Die anthropologischen – oder besser anthopogenen – Einsichten und Daten eines Dieter Nuhr scheinen auch bisweilen andere zu sein, als die mir bekannten.
Gerade im Nuhr2023-Jahresrückblick (2023-12-21; 22:30; ARD) geht der immer noch polemisch mit dem »austrocknenden Mittelmeer« reüssieren.
»Wenn die Meeresspiegel wegen des Klimawandels steigen, kann der Meeresspiegel am Mittelmeer doch nicht fallen. Dann müsse man beim Weg in den Atlantik ja bergauf fahren«, so inetwa aus dem Gedächtnis zitert.
Man möchte durch den Fernseher brüllen: Ja!
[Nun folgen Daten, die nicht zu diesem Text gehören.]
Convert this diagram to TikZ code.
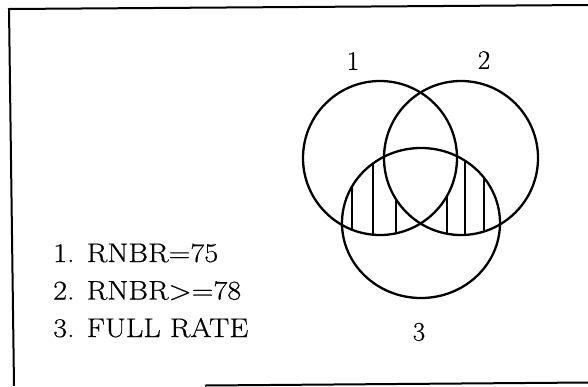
\documentclass[tikz,border=0pt]{standalone}
\usepackage{fontspec}
\usepackage{graphicx}
\newfontfamily\scanfont{Latin Modern Roman}[FakeBold=0.5]
\begin{document}
\begin{tikzpicture}[x=1pt,y=-1pt,
  frameline/.style={line width=2pt},
  venn/.style={line width=2.3pt},
  hatchline/.style={line width=1.9pt},
  lbl/.style={inner sep=0pt,font=\scanfont\fontsize{27}{30}\selectfont},
  item/.style={inner sep=0pt,anchor=base west,font=\scanfont\fontsize{27}{30}\selectfont}]
\useasboundingbox (0,0) rectangle (588,386);
% frame (open on the right, as scanned)
\coordinate (ftl) at (9,9);
\coordinate (ftr) at (588,5);
\coordinate (fbl) at (14,386);
\coordinate (fbs) at (205,385.5);
\coordinate (fbr) at (588,382.5);
\draw[frameline] (ftr) -- (ftl) -- (fbl);
\draw[frameline] (fbs) -- (fbr);
% hatching: circle 3 intersected with (circle 1 xor circle 2)
\begin{scope}[even odd rule]
  \clip (421,223) ellipse [x radius=79pt, y radius=75pt];
  \clip (380,158) circle (77pt) (461,158) circle (77pt);
  \foreach \hx in {352,373,396,447,465,484}
    \draw[hatchline] (\hx,120) -- (\hx,245);
\end{scope}
% circles
\draw[venn] (380,158) circle (77pt);
\draw[venn] (461,158) circle (77pt);
\draw[venn] (421,223) ellipse [x radius=79pt, y radius=75pt];
% circle labels
\node[lbl] (l1) at (353,61) {1};
\node[lbl] (l2) at (484,60) {2};
\node[lbl] (l3) at (419,332) {3};
% legend
\node[item] (t1) at (53,262) {\scalebox{1.12}[1]{1. RNBR=75}};
\node[item] (t2) at (53,299.5) {\scalebox{1.12}[1]{2. RNBR>=78}};
\node[item] (t3) at (53,337) {\scalebox{1.12}[1]{3. FULL RATE}};
\end{tikzpicture}
\end{document}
Genau dàs passiert dort! Hat man dich nicht zwischenzeitlich darüber aufgeklärt, dass du immer noch darüber polemisierst? Unter anderem wegen des Klimawandels, der steigenden Erwärmung des Meeres und der Wasserentnahme der Anrainer ist die Verdunstung größer, als dass die Flüsse und der Atlantik noch mit dem Nachfüllen hinterherkommen. Und selbstverständlich trocknet das Mittelmeer (und das Schwarze gleich mit) nicht so schnell aus wie deine auf der Fensterbank vergessene Topfblume. Es geht um klimatologisch langfristige Prozesse.
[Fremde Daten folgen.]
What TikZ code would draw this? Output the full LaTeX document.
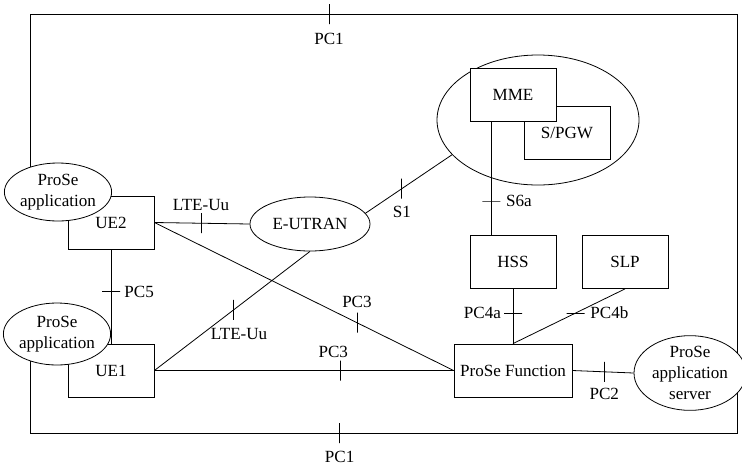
\documentclass[tikz,border=0pt]{standalone}
\usepackage{fontspec}
\setmainfont{Liberation Serif}
\usetikzlibrary{shapes.geometric, positioning, calc, backgrounds}

\begin{document}
\begin{tikzpicture}[
    x=0.75pt, y=-0.75pt,
    line width=0.6pt,
    every node/.style={font=\fontsize{12.8}{15.5}\selectfont},
    box/.style={rectangle, draw, fill=white, minimum width=64.5pt, minimum height=39.75pt, inner sep=0pt, align=center},
    app/.style={ellipse, draw, fill=white, inner sep=0pt, align=center},
    vtick/.style={rectangle, draw, minimum width=0pt, minimum height=15pt, inner sep=0pt, outer sep=0pt},
    htick/.style={rectangle, draw, minimum width=13.5pt, minimum height=0pt, inner sep=0pt, outer sep=0pt},
    lbl/.style={inner sep=2pt}
]
\useasboundingbox (0,0) rectangle (742,465);

% Core network
\node[app, minimum width=151.5pt, minimum height=97.5pt] (core) at (538,120) {};
\node[box] (spgw) at (567,132.5) {S/PGW};
\node[box] (mme) at (513,94.5) {MME};
\node[box] (hss) at (513,262) {HSS};
\node[box] (slp) at (625,262) {SLP};
\node[box, minimum width=88.5pt] (pf) at (513,370.5) {ProSe Function};
\node[app, minimum width=84pt, minimum height=52.5pt] (server) at (690,373) {ProSe\\application\\server};
\node[app, minimum width=90pt, minimum height=40.5pt] (eutran) at (310,224) {E-UTRAN};

% UEs and their applications
\node[box] (ue2) at (111,222.5) {UE2};
\node[box] (ue1) at (111,370.5) {UE1};
\node[app, minimum width=73.5pt, minimum height=43.5pt] (app2) at (58,192) {ProSe\\application};
\node[app, minimum width=73.5pt, minimum height=46.5pt] (app1) at (57,334) {ProSe\\application};

% Frame corners
\coordinate (nw) at (30,14);
\coordinate (ne) at (737,14);
\coordinate (sw) at (30,433);
\coordinate (se) at (737,433);

% Reference points
\draw (ue2.east) -- node[vtick, pos=0.49, label={[lbl, label distance=0pt]above:LTE-Uu}] {} (eutran.west);
\draw (ue2.east) -- node[vtick, pos=0.677, label={[lbl, label distance=1.5pt]above:PC3}] {} (pf.west);
\draw (ue1.east) -- node[vtick, pos=0.51, label={[lbl, label distance=4pt, xshift=4pt]below:LTE-Uu}] {} (eutran.south);
\draw (ue1) -- node[vtick, pos=0.62, label={[lbl, label distance=0pt, xshift=-5pt]above:PC3}] {} (pf);
\draw (ue2) -- node[htick, pos=0.45, label={[lbl, label distance=1pt]right:PC5}] {} (ue1);
\draw (eutran.11) -- node[vtick, pos=0.42, label={[lbl, label distance=3pt]below:S1}] {} (core.202);
\draw ($(mme.south west)!0.25!(mme.south east)$) -- node[htick, pos=0.70, label={[lbl, label distance=2pt]right:S6a}] {} ($(hss.north west)!0.25!(hss.north east)$);
\draw (hss) -- node[htick, pos=0.44, label={[lbl, label distance=0pt]left:PC4a}] {} (pf);
\draw (slp.south) -- node[htick, pos=0.44, label={[lbl, label distance=2pt]right:PC4b}] {} (pf.north);
\draw (pf.east) -- node[vtick, pos=0.52, label={[lbl, label distance=2.5pt]below:PC2}] {} (server.west);

% PC1 frame
\begin{scope}[on background layer]
\draw (nw |- app2) -- (nw) -- node[vtick, pos=0.423, label={[lbl, label distance=5pt]below:PC1}] {} (ne) -- (ne |- server);
\draw (sw |- app1) -- (sw) -- node[vtick, pos=0.438, label={[lbl, label distance=4pt]below:PC1}] {} (se) -- (se |- server);
\end{scope}

\end{tikzpicture}
\end{document}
Die sind nichtmal neu: Das Mittelmeer hat immer schon einen Wasserbilanzdefizit, darum ja die Strömung bei Gibraltar (wie jeder weiß, der »Das Boot« gesehen hat). Wenn die aber zunimmt, ist das alleine ein Indiz für den technisch zu verstehenden Begriffs der Austrockung des Mittelmeers. Wenn’s der Atlantik bei Spanien und Algerien mit dem Nachfüllen noch schafft, werden nach Osten die Küstenbereiche langfristig wachsen. Einschließlich des Risikos eines verlandenden Venedigs. Acqua alta werden dereinst nur noch die Alten kennen. Da helfen auch die umgebenden Flüsse nicht viel.
Warum also dieser, auch noch wiederholt, völlig überflüssige und so leicht widerlegbare Versuch eines faktischen Nicht-Witzes?